Work to complete |
Starting with the first line below, extract each line through the one that contains "from matplotlib.transforms import", inclusive, excluding pictures.

>>>>>

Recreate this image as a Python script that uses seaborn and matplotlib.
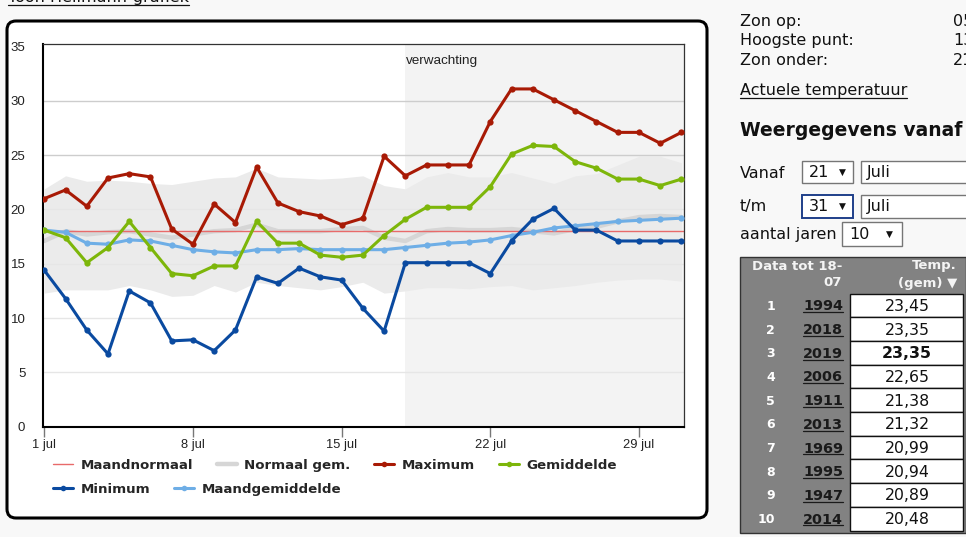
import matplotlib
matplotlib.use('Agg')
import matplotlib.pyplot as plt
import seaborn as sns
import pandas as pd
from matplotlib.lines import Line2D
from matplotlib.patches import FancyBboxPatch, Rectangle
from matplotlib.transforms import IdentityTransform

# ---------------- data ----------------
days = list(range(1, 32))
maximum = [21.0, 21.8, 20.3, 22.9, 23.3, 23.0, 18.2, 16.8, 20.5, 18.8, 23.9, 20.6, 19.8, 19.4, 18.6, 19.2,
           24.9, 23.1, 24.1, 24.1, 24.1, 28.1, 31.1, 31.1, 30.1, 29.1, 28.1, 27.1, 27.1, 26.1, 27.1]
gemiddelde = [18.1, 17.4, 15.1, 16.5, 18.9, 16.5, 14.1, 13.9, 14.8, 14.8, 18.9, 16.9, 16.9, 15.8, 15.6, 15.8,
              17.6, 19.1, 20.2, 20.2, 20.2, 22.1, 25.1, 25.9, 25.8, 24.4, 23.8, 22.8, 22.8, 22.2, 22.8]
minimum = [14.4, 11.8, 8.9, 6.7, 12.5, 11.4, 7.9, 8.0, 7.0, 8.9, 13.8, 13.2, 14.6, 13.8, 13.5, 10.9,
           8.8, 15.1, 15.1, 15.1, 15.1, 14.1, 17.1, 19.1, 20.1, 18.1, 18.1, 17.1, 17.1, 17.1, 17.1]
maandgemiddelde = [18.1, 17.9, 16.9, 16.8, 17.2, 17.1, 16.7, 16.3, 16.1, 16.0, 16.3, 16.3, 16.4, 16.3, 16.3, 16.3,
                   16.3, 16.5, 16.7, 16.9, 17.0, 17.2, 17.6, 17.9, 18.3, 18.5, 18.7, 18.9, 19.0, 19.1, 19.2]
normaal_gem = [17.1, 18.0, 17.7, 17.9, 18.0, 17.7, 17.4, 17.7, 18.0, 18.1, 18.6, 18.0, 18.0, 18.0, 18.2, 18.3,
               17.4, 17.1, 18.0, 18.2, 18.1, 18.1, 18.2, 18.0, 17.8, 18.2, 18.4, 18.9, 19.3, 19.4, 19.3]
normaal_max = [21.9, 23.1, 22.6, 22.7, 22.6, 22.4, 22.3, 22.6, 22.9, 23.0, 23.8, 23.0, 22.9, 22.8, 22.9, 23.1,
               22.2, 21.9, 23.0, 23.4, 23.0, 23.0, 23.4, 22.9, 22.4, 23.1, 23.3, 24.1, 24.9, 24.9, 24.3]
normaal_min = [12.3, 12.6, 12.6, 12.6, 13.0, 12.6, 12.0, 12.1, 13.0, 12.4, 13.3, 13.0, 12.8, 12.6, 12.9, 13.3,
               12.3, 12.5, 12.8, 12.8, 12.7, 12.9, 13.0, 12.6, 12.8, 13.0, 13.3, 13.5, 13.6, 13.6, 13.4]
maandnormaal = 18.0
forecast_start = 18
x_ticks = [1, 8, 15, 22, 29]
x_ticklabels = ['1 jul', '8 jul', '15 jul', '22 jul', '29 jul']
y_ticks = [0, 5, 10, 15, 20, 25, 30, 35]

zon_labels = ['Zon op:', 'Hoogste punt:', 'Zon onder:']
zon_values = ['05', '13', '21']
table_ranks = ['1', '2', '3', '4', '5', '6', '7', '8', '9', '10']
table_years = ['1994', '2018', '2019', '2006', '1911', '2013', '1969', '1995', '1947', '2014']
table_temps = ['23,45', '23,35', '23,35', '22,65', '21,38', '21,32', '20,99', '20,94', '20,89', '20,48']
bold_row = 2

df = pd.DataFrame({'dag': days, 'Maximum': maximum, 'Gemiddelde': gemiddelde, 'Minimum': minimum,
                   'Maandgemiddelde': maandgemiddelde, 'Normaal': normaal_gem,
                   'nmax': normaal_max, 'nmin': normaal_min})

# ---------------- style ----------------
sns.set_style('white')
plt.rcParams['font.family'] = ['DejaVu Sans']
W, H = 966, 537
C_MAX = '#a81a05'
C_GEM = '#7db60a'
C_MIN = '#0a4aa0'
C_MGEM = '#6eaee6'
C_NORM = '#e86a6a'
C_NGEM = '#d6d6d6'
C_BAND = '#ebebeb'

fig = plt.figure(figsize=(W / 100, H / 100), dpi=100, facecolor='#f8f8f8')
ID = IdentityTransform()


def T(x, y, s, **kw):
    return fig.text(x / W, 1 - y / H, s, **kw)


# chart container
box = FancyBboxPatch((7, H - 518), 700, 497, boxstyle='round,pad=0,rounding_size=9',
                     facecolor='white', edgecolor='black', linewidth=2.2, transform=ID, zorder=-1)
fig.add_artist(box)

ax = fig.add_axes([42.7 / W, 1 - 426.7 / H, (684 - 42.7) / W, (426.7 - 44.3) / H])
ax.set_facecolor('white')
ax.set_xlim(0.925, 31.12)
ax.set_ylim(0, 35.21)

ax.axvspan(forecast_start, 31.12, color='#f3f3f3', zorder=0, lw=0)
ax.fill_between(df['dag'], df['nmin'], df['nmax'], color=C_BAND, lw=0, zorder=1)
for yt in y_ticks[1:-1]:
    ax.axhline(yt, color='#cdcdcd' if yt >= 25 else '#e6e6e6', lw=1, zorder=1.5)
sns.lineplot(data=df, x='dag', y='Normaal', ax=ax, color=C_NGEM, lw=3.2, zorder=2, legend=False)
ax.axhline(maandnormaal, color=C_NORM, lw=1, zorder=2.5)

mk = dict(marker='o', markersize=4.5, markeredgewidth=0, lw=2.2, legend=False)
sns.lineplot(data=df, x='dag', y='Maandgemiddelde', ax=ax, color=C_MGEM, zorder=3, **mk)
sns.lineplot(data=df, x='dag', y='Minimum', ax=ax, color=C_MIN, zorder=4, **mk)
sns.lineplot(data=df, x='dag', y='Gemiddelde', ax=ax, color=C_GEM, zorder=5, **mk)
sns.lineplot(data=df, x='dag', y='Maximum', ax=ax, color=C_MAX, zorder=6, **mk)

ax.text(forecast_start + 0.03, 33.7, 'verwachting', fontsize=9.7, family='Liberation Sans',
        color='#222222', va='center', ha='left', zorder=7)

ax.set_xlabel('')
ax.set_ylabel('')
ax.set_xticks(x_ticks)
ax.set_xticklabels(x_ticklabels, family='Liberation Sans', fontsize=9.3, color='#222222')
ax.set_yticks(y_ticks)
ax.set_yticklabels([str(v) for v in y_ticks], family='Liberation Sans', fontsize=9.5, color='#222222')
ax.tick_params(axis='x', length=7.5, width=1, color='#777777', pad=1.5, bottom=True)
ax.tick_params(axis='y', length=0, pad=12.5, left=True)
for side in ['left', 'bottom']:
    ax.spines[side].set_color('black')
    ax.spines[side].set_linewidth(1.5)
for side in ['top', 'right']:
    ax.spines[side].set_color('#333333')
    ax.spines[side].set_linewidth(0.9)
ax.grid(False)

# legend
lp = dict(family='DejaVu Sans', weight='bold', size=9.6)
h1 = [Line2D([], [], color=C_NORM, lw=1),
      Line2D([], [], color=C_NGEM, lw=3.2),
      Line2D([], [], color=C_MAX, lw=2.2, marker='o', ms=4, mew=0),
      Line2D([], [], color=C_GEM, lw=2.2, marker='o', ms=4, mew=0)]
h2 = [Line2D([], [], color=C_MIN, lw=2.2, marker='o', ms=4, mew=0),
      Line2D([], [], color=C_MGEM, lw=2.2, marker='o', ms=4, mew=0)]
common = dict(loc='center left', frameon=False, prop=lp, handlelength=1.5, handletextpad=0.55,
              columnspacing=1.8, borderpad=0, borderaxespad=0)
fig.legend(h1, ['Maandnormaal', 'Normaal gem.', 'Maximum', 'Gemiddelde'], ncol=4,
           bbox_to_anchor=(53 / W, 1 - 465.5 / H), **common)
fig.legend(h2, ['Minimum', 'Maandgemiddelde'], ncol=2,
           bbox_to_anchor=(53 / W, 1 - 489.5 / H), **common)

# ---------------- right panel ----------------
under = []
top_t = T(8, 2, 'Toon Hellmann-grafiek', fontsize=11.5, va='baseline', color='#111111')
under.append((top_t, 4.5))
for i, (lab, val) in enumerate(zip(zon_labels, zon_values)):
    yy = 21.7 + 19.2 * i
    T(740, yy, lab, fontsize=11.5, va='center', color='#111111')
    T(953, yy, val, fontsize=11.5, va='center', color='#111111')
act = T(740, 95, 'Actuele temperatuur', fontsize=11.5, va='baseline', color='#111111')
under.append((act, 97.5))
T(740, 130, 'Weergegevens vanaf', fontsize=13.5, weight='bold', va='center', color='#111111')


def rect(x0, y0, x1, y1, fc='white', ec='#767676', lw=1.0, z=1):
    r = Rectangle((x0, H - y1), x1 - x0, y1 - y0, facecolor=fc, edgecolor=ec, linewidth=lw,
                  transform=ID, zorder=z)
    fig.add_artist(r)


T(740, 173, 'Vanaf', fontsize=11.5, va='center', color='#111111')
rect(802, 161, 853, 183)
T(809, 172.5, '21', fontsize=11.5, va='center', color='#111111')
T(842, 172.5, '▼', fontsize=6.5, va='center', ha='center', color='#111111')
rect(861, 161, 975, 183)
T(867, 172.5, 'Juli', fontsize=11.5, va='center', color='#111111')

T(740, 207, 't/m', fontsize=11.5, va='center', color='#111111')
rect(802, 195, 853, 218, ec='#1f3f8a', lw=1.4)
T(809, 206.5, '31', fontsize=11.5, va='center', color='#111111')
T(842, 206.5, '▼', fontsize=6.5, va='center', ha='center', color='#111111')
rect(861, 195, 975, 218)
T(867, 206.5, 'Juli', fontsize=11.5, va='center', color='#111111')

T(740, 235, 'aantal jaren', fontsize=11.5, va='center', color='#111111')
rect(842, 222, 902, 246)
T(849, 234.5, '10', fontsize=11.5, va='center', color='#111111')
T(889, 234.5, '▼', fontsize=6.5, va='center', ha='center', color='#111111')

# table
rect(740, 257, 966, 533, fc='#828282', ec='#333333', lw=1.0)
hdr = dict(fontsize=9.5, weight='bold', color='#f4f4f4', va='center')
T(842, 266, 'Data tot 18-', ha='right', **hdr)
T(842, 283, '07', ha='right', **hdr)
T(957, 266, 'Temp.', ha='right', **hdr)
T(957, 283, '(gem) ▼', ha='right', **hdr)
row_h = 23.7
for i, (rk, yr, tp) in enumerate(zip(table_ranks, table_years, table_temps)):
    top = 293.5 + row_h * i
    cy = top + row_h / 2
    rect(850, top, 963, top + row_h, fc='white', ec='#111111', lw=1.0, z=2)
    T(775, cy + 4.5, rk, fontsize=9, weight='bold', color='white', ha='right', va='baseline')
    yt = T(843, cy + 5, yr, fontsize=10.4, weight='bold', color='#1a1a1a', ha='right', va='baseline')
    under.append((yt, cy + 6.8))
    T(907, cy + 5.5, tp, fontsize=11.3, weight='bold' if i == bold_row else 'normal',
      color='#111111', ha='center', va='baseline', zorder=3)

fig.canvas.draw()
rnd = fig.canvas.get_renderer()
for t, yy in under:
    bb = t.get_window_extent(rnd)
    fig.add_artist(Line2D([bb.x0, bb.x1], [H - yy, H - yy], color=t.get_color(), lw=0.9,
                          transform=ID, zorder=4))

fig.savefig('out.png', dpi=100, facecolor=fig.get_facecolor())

<<<<<

Response to this task |
Recreate this image as a Python script that uses seaborn and matplotlib.
import matplotlib
matplotlib.use('Agg')
import matplotlib.pyplot as plt
import seaborn as sns
import pandas as pd
from matplotlib.lines import Line2D
from matplotlib.patches import FancyBboxPatch, Rectangle
from matplotlib.transforms import IdentityTransform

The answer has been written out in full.